Some people are surprised that it is so difficult to predict the weather. They figure that if we spend enough research time and money, we should be able to improve indefinitely, but this is not true. For any chaotic system, there are inherent limitations on the predictability of future states.
Consider the problem of predicting the path of a boulder that we push off the top of a hill. Some of the initial conditions for this problem include the direction in which we push the boulder, the weight of the boulder, the shape of the boulder, how hard we push it, and the precise condition of the hilly terrain (e.g., slope, small rocks in the way, small twigs, clumps of vegetation, etc.). Can we expect to know the initial conditions well enough to capture all the possible ways the path of the boulder can be changed? Probably not. This is in spite of the fact that the equations of motion, which govern the movement of the boulder as it rolls down the hill, are known very well. At first our prediction of the path of the boulder would be very good given that we know which way we pushed it, we know the direction it starts moving.
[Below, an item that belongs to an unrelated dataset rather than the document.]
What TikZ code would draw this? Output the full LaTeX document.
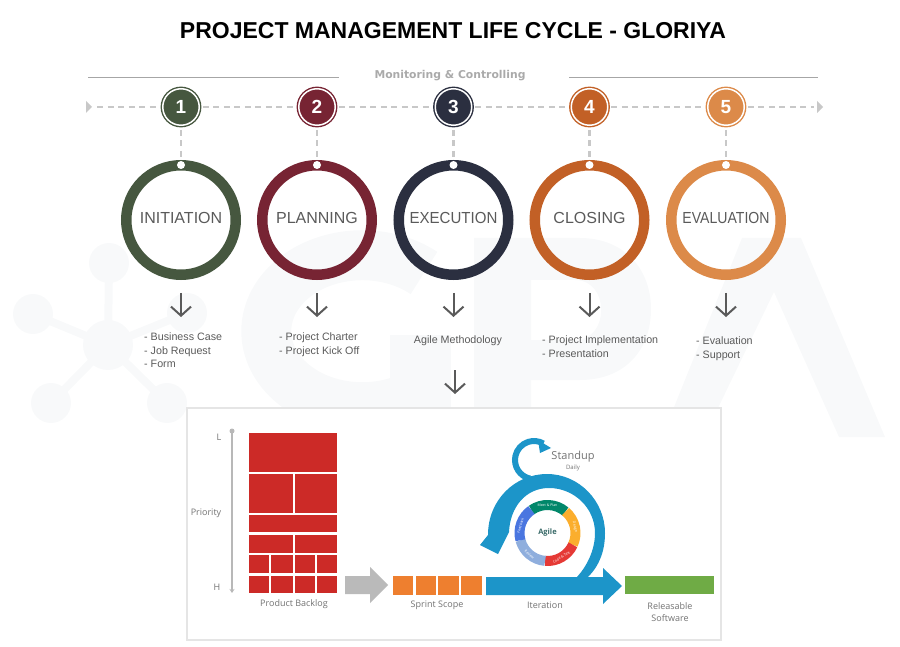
\documentclass[tikz,border=0pt]{standalone}
\usepackage{graphicx}
\usepackage{fontspec}
\setmainfont{Liberation Sans}
\newfontfamily\labelfont{Open Sans}
\newfontfamily\wordfont{DejaVu Sans}
\usetikzlibrary{arrows.meta}
\definecolor{colGreen}{HTML}{46573F}
\definecolor{colMaroon}{HTML}{772433}
\definecolor{colNavy}{HTML}{2B2F40}
\definecolor{colOrange}{HTML}{C26026}
\definecolor{colPeach}{HTML}{DC8A49}
\definecolor{colMark}{HTML}{F8F9FA}
\definecolor{colDash}{HTML}{C8C8C8}
\definecolor{colText}{HTML}{5A5A5A}
\definecolor{colBack}{HTML}{CC2A27}
\definecolor{colSprint}{HTML}{EE7F2F}
\definecolor{colIter}{HTML}{1C95C9}
\definecolor{colSoft}{HTML}{6FAB45}
\tikzset{
  numnode/.style={circle,fill=#1,draw=#1,line width=1.4pt,double=white,double distance=1.5pt,
    minimum size=36.5pt,inner sep=0pt,text=white,font=\bfseries\fontsize{19}{19}\selectfont},
  ringnode/.style={circle,draw=#1,line width=10.5pt,minimum size=109.5pt,inner sep=0pt,text depth=4pt,
    text=colText,font=\fontsize{16}{16}\selectfont},
  dotnode/.style={circle,fill=white,minimum size=8pt,inner sep=0pt},
  listnode/.style={text=colText,align=left,font=\fontsize{10.7}{13.5}\selectfont,inner sep=0pt},
  dashline/.style={colDash,line width=2.6pt,dash pattern=on 6pt off 4.5pt},
  downarrow/.style={colText,line width=2pt,-{Straight Barb[width=20pt,length=9pt,line width=2pt]}},
  boxlabel/.style={text=colText!85,font=\labelfont\fontsize{9}{12.5}\selectfont,align=center,inner sep=0pt}
}
\begin{document}
\begin{tikzpicture}[x=1pt,y=-1pt]
  \useasboundingbox (0,0) rectangle (900,647);
  % watermark
  \foreach \sx/\sy in {109/263,33/314,51/403,167/403,187/313} {
    \draw[colMark,line width=8pt] (108,345) -- (\sx,\sy);
    \fill[colMark] (\sx,\sy) circle (20pt);
  }
  \fill[colMark] (108,345) circle (25pt);
  \draw[colMark,line width=50pt] (348,337) ++(76,-64) arc[start angle=-50,end angle=-310,x radius=96,y radius=76];
  \fill[colMark] (390,335) rectangle (451,420);
  \fill[colMark,even odd rule] (474,437) -- (474,238) -- (580,238) .. controls (625,238) and (651,270) .. (651,309)
    .. controls (651,350) and (625,380) .. (580,380) -- (531,380) -- (531,437) -- cycle
    (531,280) -- (575,280) .. controls (610,280) and (610,340) .. (575,340) -- (531,340) -- cycle;
  \fill[colMark] (662,437) -- (742,238) -- (801,238) -- (885,437) -- (839,437) -- (774,292) -- (704,437) -- cycle;
  % title
  \node (title) at (453,31) {\bfseries\fontsize{23}{23}\selectfont PROJECT MANAGEMENT LIFE CYCLE - GLORIYA};
  \node[text=colDash!85!black,font=\wordfont\bfseries\fontsize{10.8}{11}\selectfont] (monitor) at (450,76) {Monitoring \& Controlling};
  \draw[black!35,line width=.9pt] (88,77) -- (339,77);
  \draw[black!35,line width=.9pt] (569,77) -- (818,77);
  % stages
  \foreach \n/\x/\col/\word in {1/181/colGreen/INITIATION,2/317/colMaroon/PLANNING,3/453.5/colNavy/{\scalebox{.94}[1]{EXECUTION}},4/589.5/colOrange/CLOSING,5/726/colPeach/{\scalebox{.88}[1]{EVALUATION}}} {
    \node[numnode=\col] (num\n) at (\x,107) {\n};
    \node[ringnode=\col] (ring\n) at (\x,220) {\word};
    \node[dotnode] (dot\n) at (\x,165) {};
    \draw[dashline,shorten <=4pt,shorten >=3pt] (num\n) -- (dot\n);
    \coordinate (from\n) at (\x,293);
    \coordinate (to\n) at (\x,317);
    \draw[downarrow] (from\n) -- (to\n);
  }
  \coordinate (lineStart) at (92,107);
  \coordinate (lineEnd) at (817,107);
  \fill[colDash] (lineStart) -- ++(-6,-6) -- ++(0,12) -- cycle;
  \fill[colDash] (lineEnd) -- ++(0,-6) -- ++(6,6) -- ++(-6,6) -- cycle;
  \draw[dashline,shorten <=5pt,shorten >=3pt] (lineStart) -- (num1);
  \foreach \a/\b in {1/2,2/3,3/4,4/5}
    \draw[dashline,shorten <=3pt,shorten >=3pt] (num\a) -- (num\b);
  \draw[dashline,shorten <=3pt,shorten >=3pt] (num5) -- (lineEnd);
  % lists
  \node[listnode,anchor=west] (list1) at (144,350.5) {- Business Case\\- Job Request\\- Form};
  \node[listnode,anchor=west] (list2) at (279,344.5) {- Project Charter\\- Project Kick Off};
  \node[listnode] (list3) at (458,341) {Agile Methodology};
  \node[listnode,anchor=west] (list4) at (542,346.5) {- Project Implementation\\- Presentation};
  \node[listnode,anchor=west] (list5) at (696,348.5) {- Evaluation\\- Support};
  % agile box
  \node[draw=black!10,fill=white,line width=2pt,minimum width=534pt,minimum height=232pt,inner sep=0pt,anchor=north west] (agilebox) at (186,407) {};
  \coordinate (from6) at (455,370);
  \coordinate (to6) at (455,394);
  \draw[downarrow] (from6) -- (to6);
  % backlog
  \foreach \xa/\ya/\xb/\yb in {249/433/337/472,249/474/293/513,295/474/337/513,249/515/337/532,249/535/293/553,295/535/337/553,
    249/555/269/573,271/555/293/573,295/555/315/573,317/555/337/573,249/576/269/593,271/576/293/593,295/576/315/593,317/576/337/593}
    \fill[colBack] (\xa,\ya) rectangle (\xb,\yb);
  \draw[black!28,line width=1.6pt,-{Stealth[length=4pt,width=5pt]}] (232,431) -- (232,593);
  \fill[black!28] (232,431) circle (2.5pt);
  \node[boxlabel] (lowL) at (219,437) {L};
  \node[boxlabel] (highH) at (217,587) {H};
  \node[boxlabel] (priority) at (206,513) {Priority};
  \node[boxlabel] (backlog) at (294,604) {Product Backlog};
  \fill[black!27] (345,576) -- (370,576) -- (370,567) -- (388,585) -- (370,603) -- (370,594) -- (345,594) -- cycle;
  % sprint
  \foreach \xa/\xb in {393/413,416/436,438/459,461/482}
    \fill[colSprint] (\xa,576) rectangle (\xb,595);
  \node[boxlabel] (sprint) at (437,605) {Sprint Scope};
  % iteration
  \fill[colIter] (486,577) -- (603,577) -- (603,568) -- (622,586) -- (603,604) -- (603,595) -- (486,595) -- cycle;
  \fill[colIter] (588,577) .. controls (600,565) and (605,550) .. (605,533)
    .. controls (605,501) and (579,474) .. (547,474)
    .. controls (515,474) and (488,500) .. (488,535) -- (480,545) -- (498,554) -- (509,532)
    .. controls (510,508) and (525,488) .. (549,488)
    .. controls (574,488) and (595,508) .. (595,533)
    .. controls (595,550) and (587,566) .. (577,577) -- cycle;
  \begin{scope}[shift={(534,460)},y=1pt]
    \draw[colIter,line width=6pt] (258:19) arc[start angle=258,end angle=60,radius=19];
  \end{scope}
  \fill[colIter] (538,440) -- (551,448) -- (540,453) -- cycle;
  \node[boxlabel,font=\labelfont\fontsize{11}{12}\selectfont] (standup) at (573,457) {Standup};
  \node[boxlabel,font=\labelfont\fontsize{6}{7}\selectfont] (daily) at (573,468) {Daily};
  \node[boxlabel] (iteration) at (545,605) {Iteration};
  % agile wheel
  \begin{scope}[shift={(547.5,533)},y=1pt]
    \foreach \aa/\ab/\col in {125/50/01876A,50/-25/FBAE2D,-25/-95/E53935,-95/-165/8FAEDD,-165/-235/4A76E0} {
      \definecolor{segCol}{HTML}{\col}
      \draw[segCol,line width=10pt] (\aa:28) arc[start angle=\aa,end angle=\ab,radius=28];
    }
    \foreach \ang/\rot/\word in {90/0/Meet \& Plan,12/-78/Design,-60/30/Code \& Test,-130/-40/Review,165/75/Feedback}
      \node[text=white,rotate=\rot,inner sep=0pt,font=\labelfont\fontsize{3.5}{4}\selectfont] at (\ang:28) {\word};
  \end{scope}
  \node[text=colGreen!70!colIter,inner sep=0pt,font=\labelfont\bfseries\fontsize{7.5}{8}\selectfont] (agile) at (547.5,533) {Agile};
  % software
  \fill[colSoft] (625,576) rectangle (714,594);
  \node[boxlabel] (software) at (670,612) {Releasable\\Software};
\end{tikzpicture}
\end{document}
As the boulder rolls down, though, it comes to places where it will hit an obstruction. If it hits on one side of the obstruction, the boulder makes a left turn, a few millimeters to the other side of the obstruction and the boulder makes a right turn. The future movement of the boulder beyond this obstruction depends critically on whether the boulder took a left turn or a right turn after hitting it. This depends on knowing the initial condition of the hill precisely, which we do not. Slight misrepresentations of the initial conditions cause errors which diverge over time. In fact if the hill is very high, our model may have no skill in being able to predict exactly where the boulder will be when it gets to the bottom of the hill. (Think about the Plinko game on the Price is Right). Predicting the future state of the atmosphere is certainly more complicated than the boulder problem.